Regards d’experts sur l’urbanisme brazzavillois
Si la solidarité panse les plaies, les spécialistes interrogés évoquent des remèdes structurels. L’ingénieure hydrologue Irène Okouélé voit dans cet épisode « la démonstration que le tissu urbain vient buter sur un réseau de drainage sous-dimensionné ». Les dernières études de la faculté des sciences affirment que plus de 60 % des parcelles de la capitale se trouvent à moins de cinq cents mètres d’un ravin ou d’une ravine active, favorisant coulées de boue et ensablement des axes routiers.
La municipalité rappelle avoir lancé un programme d’entretien des caniveaux primaires et de cartographie participative des zones à risque.
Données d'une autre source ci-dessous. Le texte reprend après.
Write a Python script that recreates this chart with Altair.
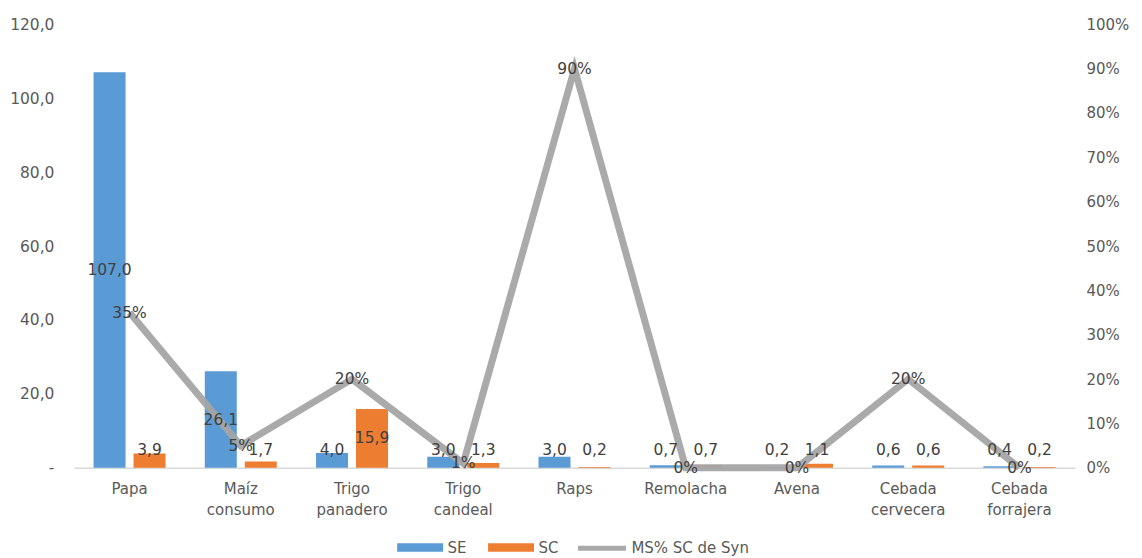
import altair as alt
import pandas as pd

categories = ["Papa", "Maíz consumo", "Trigo panadero", "Trigo candeal", "Raps",
              "Remolacha", "Avena", "Cebada cervecera", "Cebada forrajera"]
se_values = [107.0, 26.1, 4.0, 3.0, 3.0, 0.7, 0.2, 0.6, 0.4]
sc_values = [3.9, 1.7, 15.9, 1.3, 0.2, 0.7, 1.1, 0.6, 0.2]
ms_values = [0.35, 0.05, 0.20, 0.01, 0.90, 0.0, 0.0, 0.20, 0.0]
series = ["SE", "SC"]
line_name = "MS% SC de Syn"

bar_rows = []
for c, a, b in zip(categories, se_values, sc_values):
    bar_rows.append({"cat": c, "serie": "SE", "v": a})
    bar_rows.append({"cat": c, "serie": "SC", "v": b})
bars_df = pd.DataFrame(bar_rows)
line_df = pd.DataFrame({"cat": categories, "p": ms_values, "name": line_name})

FONT = "DejaVu Sans"
TXT = "#404040"
AX = "#595959"

x_enc = alt.X("cat:N", sort=categories, title=None,
              scale=alt.Scale(paddingInner=0, paddingOuter=0),
              axis=alt.Axis(labelExpr="split(datum.label, ' ')", labelAngle=0,
                            labelFont=FONT, labelFontSize=15, labelColor=AX,
                            labelPadding=14, labelLineHeight=21, ticks=False,
                            domainColor="#D9D9D9", domainWidth=1.5, labelBaseline="top"))
xoff = alt.XOffset("serie:N", sort=series,
                   scale=alt.Scale(paddingInner=0.2, paddingOuter=0.49))

left_scale = alt.Scale(domain=[0, 120])
right_scale = alt.Scale(domain=[0, 1])

bars = alt.Chart(bars_df).mark_bar().encode(
    x=x_enc, xOffset=xoff,
    y=alt.Y("v:Q", scale=left_scale, title=None,
            axis=alt.Axis(values=[0, 20, 40, 60, 80, 100, 120], grid=False, ticks=False,
                          domain=False, labelFont=FONT, labelFontSize=15.5, labelColor=AX,
                          labelPadding=20,
                          labelExpr="datum.value == 0 ? '-' : replace(format(datum.value, '.1f'), '.', ',')")),
    color=alt.Color("serie:N", sort=series,
                    scale=alt.Scale(domain=series, range=["#5B9BD5", "#ED7D31"]),
                    legend=alt.Legend(title=None, orient="none", direction="horizontal",
                                      legendX=336, legendY=513, padding=0,
                                      symbolType="M-2.2,-0.4L2.2,-0.4L2.2,0.4L-2.2,0.4Z",
                                      symbolSize=437, symbolOpacity=1, symbolStrokeWidth=0,
                                      labelOffset=17, columnPadding=21,
                                      labelFont=FONT, labelFontSize=15, labelColor=AX)),
)

bar_text = alt.Chart(bars_df).transform_calculate(
    lab="replace(format(datum.v, '.1f'), '.', ',')",
    pos="max(datum.v / 2, 4.9)",
).mark_text(font=FONT, fontSize=15.5, color=TXT).encode(
    x=alt.X("cat:N", sort=categories), xOffset=xoff,
    y=alt.Y("pos:Q", scale=left_scale, axis=None),
    text="lab:N",
)

line = alt.Chart(line_df).mark_line(strokeWidth=7, opacity=0.95).encode(
    x=alt.X("cat:N", sort=categories),
    y=alt.Y("p:Q", scale=right_scale, title=None,
            axis=alt.Axis(orient="right", format="%", values=[i / 10 for i in range(11)],
                          grid=False, ticks=False, domain=False, labelFont=FONT,
                          labelFontSize=15, labelColor=AX, labelPadding=11)),
    stroke=alt.Stroke("name:N", scale=alt.Scale(domain=[line_name], range=["#A5A5A5"]),
                      legend=alt.Legend(title=None, orient="none", legendX=502, legendY=498,
                                        padding=0, symbolType="stroke",
                                        symbolStrokeWidth=5, symbolSize=2304, labelOffset=3,
                                        labelFont=FONT, labelFontSize=15, labelColor=AX)),
)

line_text = alt.Chart(line_df).mark_text(font=FONT, fontSize=15.5, color=TXT).encode(
    x=alt.X("cat:N", sort=categories),
    y=alt.Y("p:Q", scale=right_scale, axis=None),
    text=alt.Text("p:Q", format=".0%"),
)

chart = alt.layer(bars, line, bar_text, line_text).resolve_scale(
    y="independent", color="independent"
).properties(
    width=1002, height=444,
    padding={"left": 1, "top": 9, "right": 5, "bottom": 2},
).configure_view(stroke=None)

chart.save("out.html", embed_options={"renderer": "svg", "actions": False})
Toutefois, la progression démographique, conjuguée à l’imperméabilisation des sols, impose d’aménager des bassins de rétention et de reboiser les pentes. « L’eau suit toujours la pente la plus courte ; si nous ne lui offrons pas un couloir sûr, elle creusera le sien », souligne l’urbaniste Hervé Massengo.
Au-delà du choc, la voie de la résilience communautaire
La crise de Saint-Joseph ouvre un chantier immatériel : celui de la conscience environnementale. Des ateliers de sensibilisation se mettent en place dans les écoles voisines, invitant les élèves à cartographier les pistes d’écoulement et à inventorier la végétation capable de stabiliser les sols. L’abbé Locko souhaite inscrire ces initiatives dans une démarche pérenne : « Rendre la paroisse à ses fidèles passe aussi par une liturgie du quotidien, celle de la sauvegarde de la création ».
À moyen terme, la jeunesse locale aspire à transformer la catastrophe en opportunité de leadership. Une commission, emmenée par des étudiants ingénieurs, planche sur l’installation de gabions expérimentaux le long des ravines et sur la récupération du sable pour la production de pavés. « Il ne s’agit pas de se lamenter, mais de convertir la contrainte en filière d’économie circulaire », estime Stéphane Nkodia, jeune entrepreneur du secteur des matériaux.
La résilience, enfin, se lit dans la décision de maintenir la messe dominicale sous un chapiteau provisoire, dressé sur le terrain de football voisin. Les chants se mêlent au vrombissement des pioches, créant une bande-son où la foi, la science et la fraternité convergent vers un même horizon : celui d’une ville capable de dialoguer avec sa pluie plutôt que de la subir.